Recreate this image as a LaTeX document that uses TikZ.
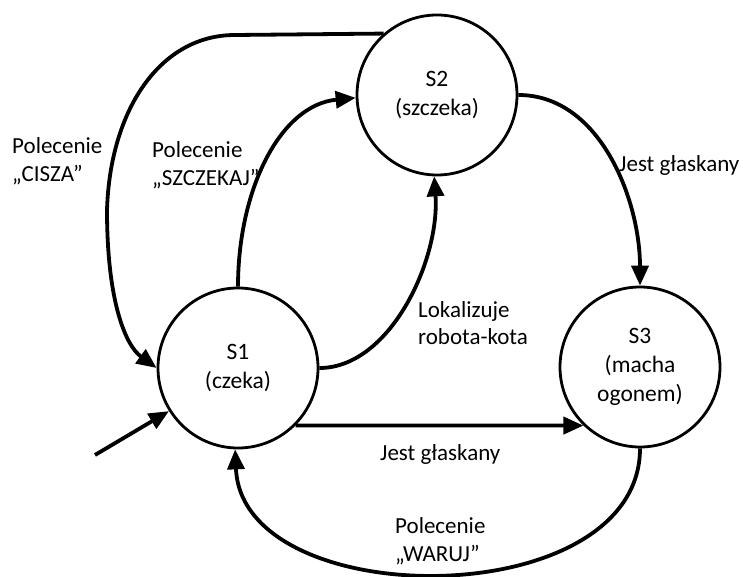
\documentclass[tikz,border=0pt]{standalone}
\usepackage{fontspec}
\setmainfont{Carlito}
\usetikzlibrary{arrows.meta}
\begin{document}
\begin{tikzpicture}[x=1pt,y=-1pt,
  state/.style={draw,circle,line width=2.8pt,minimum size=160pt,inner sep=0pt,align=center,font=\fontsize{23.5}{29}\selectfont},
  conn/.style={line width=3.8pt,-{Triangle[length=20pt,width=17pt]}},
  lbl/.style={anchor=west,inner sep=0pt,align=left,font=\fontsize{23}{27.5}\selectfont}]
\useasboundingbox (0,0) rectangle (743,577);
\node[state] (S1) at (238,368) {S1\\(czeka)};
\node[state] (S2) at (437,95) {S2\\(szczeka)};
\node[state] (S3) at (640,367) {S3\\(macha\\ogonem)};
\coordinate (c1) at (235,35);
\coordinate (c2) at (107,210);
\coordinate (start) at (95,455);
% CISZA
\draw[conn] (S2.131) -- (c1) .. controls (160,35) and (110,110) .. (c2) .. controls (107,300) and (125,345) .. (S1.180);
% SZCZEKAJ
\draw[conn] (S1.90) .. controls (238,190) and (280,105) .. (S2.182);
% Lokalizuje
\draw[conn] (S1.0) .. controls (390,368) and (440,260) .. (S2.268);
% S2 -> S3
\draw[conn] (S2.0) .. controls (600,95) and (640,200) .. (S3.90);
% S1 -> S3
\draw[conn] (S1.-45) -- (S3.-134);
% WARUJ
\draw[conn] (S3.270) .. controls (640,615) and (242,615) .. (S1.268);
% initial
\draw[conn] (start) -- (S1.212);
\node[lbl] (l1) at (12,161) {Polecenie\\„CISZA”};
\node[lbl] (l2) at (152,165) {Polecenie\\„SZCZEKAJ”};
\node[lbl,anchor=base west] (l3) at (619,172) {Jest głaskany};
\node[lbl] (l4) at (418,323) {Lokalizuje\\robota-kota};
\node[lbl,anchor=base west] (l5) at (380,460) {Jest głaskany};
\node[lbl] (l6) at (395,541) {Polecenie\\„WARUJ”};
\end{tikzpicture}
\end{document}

++++

WHAT TO DO :: Reproduce the material in full, word for word, and omit the pictures.

SOLUTION ::
Recreate this image as a LaTeX document that uses TikZ.
\documentclass[tikz,border=0pt]{standalone}
\usepackage{fontspec}
\setmainfont{Carlito}
\usetikzlibrary{arrows.meta}
\begin{document}
\begin{tikzpicture}[x=1pt,y=-1pt,
  state/.style={draw,circle,line width=2.8pt,minimum size=160pt,inner sep=0pt,align=center,font=\fontsize{23.5}{29}\selectfont},
  conn/.style={line width=3.8pt,-{Triangle[length=20pt,width=17pt]}},
  lbl/.style={anchor=west,inner sep=0pt,align=left,font=\fontsize{23}{27.5}\selectfont}]
\useasboundingbox (0,0) rectangle (743,577);
\node[state] (S1) at (238,368) {S1\\(czeka)};
\node[state] (S2) at (437,95) {S2\\(szczeka)};
\node[state] (S3) at (640,367) {S3\\(macha\\ogonem)};
\coordinate (c1) at (235,35);
\coordinate (c2) at (107,210);
\coordinate (start) at (95,455);
% CISZA
\draw[conn] (S2.131) -- (c1) .. controls (160,35) and (110,110) .. (c2) .. controls (107,300) and (125,345) .. (S1.180);
% SZCZEKAJ
\draw[conn] (S1.90) .. controls (238,190) and (280,105) .. (S2.182);
% Lokalizuje
\draw[conn] (S1.0) .. controls (390,368) and (440,260) .. (S2.268);
% S2 -> S3
\draw[conn] (S2.0) .. controls (600,95) and (640,200) .. (S3.90);
% S1 -> S3
\draw[conn] (S1.-45) -- (S3.-134);
% WARUJ
\draw[conn] (S3.270) .. controls (640,615) and (242,615) .. (S1.268);
% initial
\draw[conn] (start) -- (S1.212);
\node[lbl] (l1) at (12,161) {Polecenie\\„CISZA”};
\node[lbl] (l2) at (152,165) {Polecenie\\„SZCZEKAJ”};
\node[lbl,anchor=base west] (l3) at (619,172) {Jest głaskany};
\node[lbl] (l4) at (418,323) {Lokalizuje\\robota-kota};
\node[lbl,anchor=base west] (l5) at (380,460) {Jest głaskany};
\node[lbl] (l6) at (395,541) {Polecenie\\„WARUJ”};
\end{tikzpicture}
\end{document}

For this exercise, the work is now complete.